Aiding the User Input to Virtual Training Environments: Virtual Role Players with Speech and Gesture Recognition

Open Access
- Author:
- Stark, Robert Floyd
- Graduate Program:
- Information Sciences and Technology
- Degree:
- Master of Science
- Document Type:
- Master Thesis
- Date of Defense:
- April 05, 2010
- Committee Members:
- John Yen, Thesis Advisor/Co-Advisor
John Yen, Thesis Advisor/Co-Advisor
Frank Edward Ritter, Thesis Advisor/Co-Advisor - Keywords:
- human factors
computer vision
gesture recognition
Java - Abstract:
- The purpose of this thesis is to address the fact that users’ input to training systems in virtual environments is not suited to their natural skills and abilities. These skills and abilities include speaking and gesturing with their bodies. This mismatch may have negative effects on their usage of the virtual environment. One assumption guiding this thesis is that it would increase immersion to allow the users to interact with the system in the same way they interact with real people. The second assumption is that multimodal input can increase users’ performance in the training scenario, especially regarding habitual and physical skills.
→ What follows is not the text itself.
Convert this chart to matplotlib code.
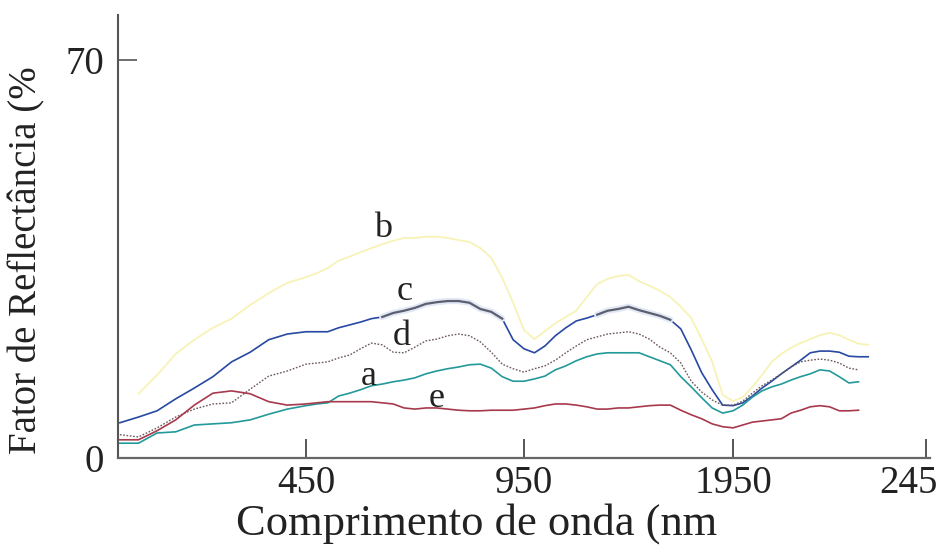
import numpy as np
import matplotlib
matplotlib.use('Agg')
import matplotlib.pyplot as plt
from matplotlib.transforms import ScaledTranslation

# wavelength samples (nm) shared by all spectra
WAVELENGTH = [350, 360, 370, 380, 390, 400, 410, 420, 430, 440, 450,
              475, 500, 525, 550, 575, 600, 625, 650, 675, 700, 725, 750, 775, 800,
              825, 850, 875, 900, 925, 950,
              1000, 1050, 1100, 1150, 1200, 1250, 1300, 1350, 1400, 1450, 1500, 1550,
              1600, 1650, 1700, 1750, 1800, 1850, 1900, 1950,
              1975, 2000, 2025, 2050, 2075, 2100, 2125, 2150, 2175, 2200, 2225, 2250,
              2275, 2300]

nan = np.nan
REFL_A = [2.6, 2.6, 4.4, 4.6, 5.8, 6.0, 6.2, 6.7, 7.7, 8.6, 9.2,
          9.5, 9.7, 10.9, 11.4, 12.0, 12.7, 13.0, 13.4, 13.7, 14.1, 14.8, 15.3, 15.7, 16.0,
          16.4, 16.5, 15.8, 14.3, 13.5, 13.5,
          13.9, 14.4, 15.5, 16.2, 17.1, 17.8, 18.3, 18.5, 18.5, 18.5, 18.5, 17.8,
          17.1, 16.4, 14.3, 12.5, 10.6, 8.8, 7.9, 8.3,
          9.3, 10.7, 11.8, 12.5, 13.0, 13.7, 14.3, 14.8, 15.5, 15.3, 14.3, 13.2,
          13.4, nan]
REFL_B = [nan, 11.3, 14.6, 18.3, 20.8, 22.9, 24.5, 26.9, 29.0, 30.8, 31.8,
          32.5, 33.4, 34.7, 35.4, 36.2, 36.9, 37.6, 38.2, 38.7, 38.7, 38.9, 38.9, 38.7, 38.3,
          38.0, 36.9, 35.2, 31.7, 27.3, 22.5,
          20.9, 22.3, 23.7, 24.8, 25.9, 28.3, 30.6, 31.5, 32.0, 32.2, 31.1, 30.3,
          29.4, 28.3, 26.6, 24.6, 20.9, 16.9, 11.1, 10.0,
          10.7, 12.5, 14.6, 16.9, 18.3, 19.4, 20.2, 20.9, 21.6, 22.0, 21.6, 20.8,
          20.1, 19.9]
REFL_C = [6.2, 7.2, 8.3, 10.4, 12.3, 14.3, 16.9, 18.6, 20.8, 21.8, 22.2,
          22.2, 22.2, 22.9, 23.4, 23.9, 24.5, 24.8, 25.5, 25.9, 26.4, 27.1, 27.4, 27.6, 27.6,
          27.3, 26.2, 25.7, 24.5, 20.8, 19.2,
          18.5, 19.7, 21.5, 22.9, 24.1, 24.6, 25.2, 25.9, 26.2, 26.6, 26.0, 25.5,
          25.0, 24.3, 22.7, 19.0, 15.0, 12.0, 9.3, 9.2,
          9.7, 10.9, 12.3, 13.5, 14.8, 16.0, 17.2, 18.5, 18.8, 18.8, 18.6, 17.9,
          17.8, 17.8]
REFL_D = [4.1, 3.7, 5.3, 7.2, 8.6, 9.5, 9.7, 12.1, 14.4, 15.3, 16.5,
          16.7, 16.9, 17.6, 18.1, 19.2, 20.2, 19.9, 18.6, 18.5, 19.5, 20.6, 20.9, 21.5, 21.8,
          21.5, 20.4, 18.6, 16.5, 15.7, 15.1,
          15.7, 16.2, 17.2, 18.5, 19.7, 20.8, 21.3, 21.8, 22.0, 22.2, 21.8, 20.9,
          19.5, 18.5, 16.7, 13.5, 11.6, 10.2, 9.3, 9.3,
          10.0, 11.4, 12.7, 13.7, 14.8, 16.0, 16.9, 17.2, 17.4, 17.2, 16.7, 15.8,
          15.5, nan]
REFL_E = [3.2, 3.2, 4.8, 6.7, 9.3, 11.4, 11.8, 11.3, 9.9, 9.3, 9.5,
          9.7, 9.9, 9.9, 9.9, 9.9, 9.9, 9.7, 9.5, 8.8, 8.6, 8.8, 8.8, 8.6, 8.4,
          8.3, 8.3, 8.4, 8.4, 8.4, 8.6,
          8.8, 9.2, 9.5, 9.5, 9.3, 9.0, 8.6, 8.6, 8.8, 8.8, 9.0, 9.2,
          9.3, 9.3, 8.4, 7.6, 6.9, 6.0, 5.5, 5.3,
          5.8, 6.3, 6.5, 6.7, 6.9, 7.9, 8.4, 9.0, 9.2, 9.0, 8.3, 8.3,
          8.4, nan]

XTICKS = [450, 950, 1950, 2450]
XTICK_LABELS = ['450', '950', '1950', '245']
YTICKS = [0, 70]

# the printed wavelength axis is not linear: piecewise spacing between ticks
AXIS_NM = np.array([350, 450, 950, 1950, 2450], dtype=float)
AXIS_POS = np.array([120, 306, 524, 733, 926], dtype=float)


def _piecewise(v, src, dst):
    v = np.asarray(v, dtype=float)
    out = np.interp(v, src, dst)
    lo = v < src[0]
    hi = v > src[-1]
    out = np.where(lo, dst[0] + (v - src[0]) * (dst[1] - dst[0]) / (src[1] - src[0]), out)
    out = np.where(hi, dst[-1] + (v - src[-1]) * (dst[-1] - dst[-2]) / (src[-1] - src[-2]), out)
    return out


def nm_to_pos(v):
    return _piecewise(v, AXIS_NM, AXIS_POS)


def pos_to_nm(v):
    return _piecewise(v, AXIS_POS, AXIS_NM)


plt.rcParams['font.family'] = ['Liberation Serif', 'DejaVu Serif']

fig = plt.figure(figsize=(9.39, 5.54), dpi=100)
ax = fig.add_axes([0.1257, 0.1733, 0.8647, 0.7996])
ax.set_xscale('function', functions=(nm_to_pos, pos_to_nm))

wl = np.array(WAVELENGTH, dtype=float)
ax.plot(wl, REFL_B, color='#f7f3b6', lw=1.3)
ax.plot(wl, REFL_C, color='#2748a3', lw=1.2)
# darker stretches of curve c
c = np.array(REFL_C)
dark = ((wl >= 625) & (wl <= 900)) | ((wl >= 1300) & (wl <= 1650))
ax.plot(wl, np.where(dark, c, np.nan), color='#e2e8f4', lw=4.5, solid_capstyle='round')
ax.plot(wl, np.where(dark, c, np.nan), color='#5b5f70', lw=1.6)
ax.plot(wl, REFL_D, color='#6e5858', lw=1.0, linestyle=(0, (1.2, 1.2)))
ax.plot(wl, REFL_A, color='#23999a', lw=1.2)
ax.plot(wl, REFL_E, color='#a8394d', lw=1.2)

label_kw = dict(fontsize=26, color='#222222', ha='center', va='center')
ax.text(627, 40.4, 'b', **label_kw)
ax.text(677, 29.2, 'c', **label_kw)
ax.text(670, 21.3, 'd', **label_kw)
ax.text(595, 14.4, 'a', **label_kw)
ax.text(750, 10.4, 'e', **label_kw)

ax.set_xlim(349, 2460)
ax.set_ylim(0, 77.9)

ax.set_xticks(XTICKS)
ax.set_xticklabels(XTICK_LABELS)
ax.set_yticks(YTICKS)
ax.set_yticklabels([str(t) for t in YTICKS])
ax.xaxis.set_minor_locator(plt.NullLocator())

ax.tick_params(axis='x', direction='in', length=14, width=1.4, color='#555555',
               labelsize=28, pad=5, labelcolor='#222222')
ax.tick_params(axis='y', direction='in', length=14, width=1.2, color='#555555',
               labelsize=28, pad=10, labelcolor='#222222')
ax.yaxis.get_major_ticks()[0].tick1line.set_visible(False)

last = ax.get_xticklabels()[-1]
last.set_horizontalalignment('right')
last.set_transform(last.get_transform() + ScaledTranslation(8 / 72, 0, fig.dpi_scale_trans))

for side in ('top', 'right'):
    ax.spines[side].set_visible(False)
ax.spines['left'].set_color('#555555')
ax.spines['left'].set_linewidth(1.5)
ax.spines['bottom'].set_color('#666666')
ax.spines['bottom'].set_linewidth(1.6)

ax.set_xlabel('Comprimento de onda (nm', fontsize=32, color='#222222')
ax.xaxis.set_label_coords(0.442, -0.102)
ax.set_ylabel('Fator de Reflectância (%', fontsize=28, color='#222222')
ax.yaxis.set_label_coords(-0.09, 0.447)

fig.savefig('out.png', dpi=100, facecolor='white')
While people use the mouse and keyboard inputs to computers all of the time, the third assumption is that natural speech and gestures would make military virtual training systems even easier to get acquainted with and use. The fourth assumption is that more natural systems may increase the amount of training that trainees can transfer to the real world. To show the potential of the approach of multimodal input, two prototype systems were created. The design and evaluation of the first prototype are described. It was intended to show the potential of gesture recognition and multimodal fusion under both ideal theoretical circumstances and controlled, but more realistic, ones. The primary problem with the first prototype was found to be the limitations with the hand recognition and tracking system. The design of the second prototype is then described. This prototype is a fully-operational virtual checkpoint training system with multimodal input and was created based on the hand tracking and other insights from the first prototype. Then the results of a demonstration at a conference are explained, including environmental factors on its usage. The thesis ends with a discussion of the insights from the last prototype and some future work, including implementation ideas, empirical studies, and general guidelines for multimodal system design.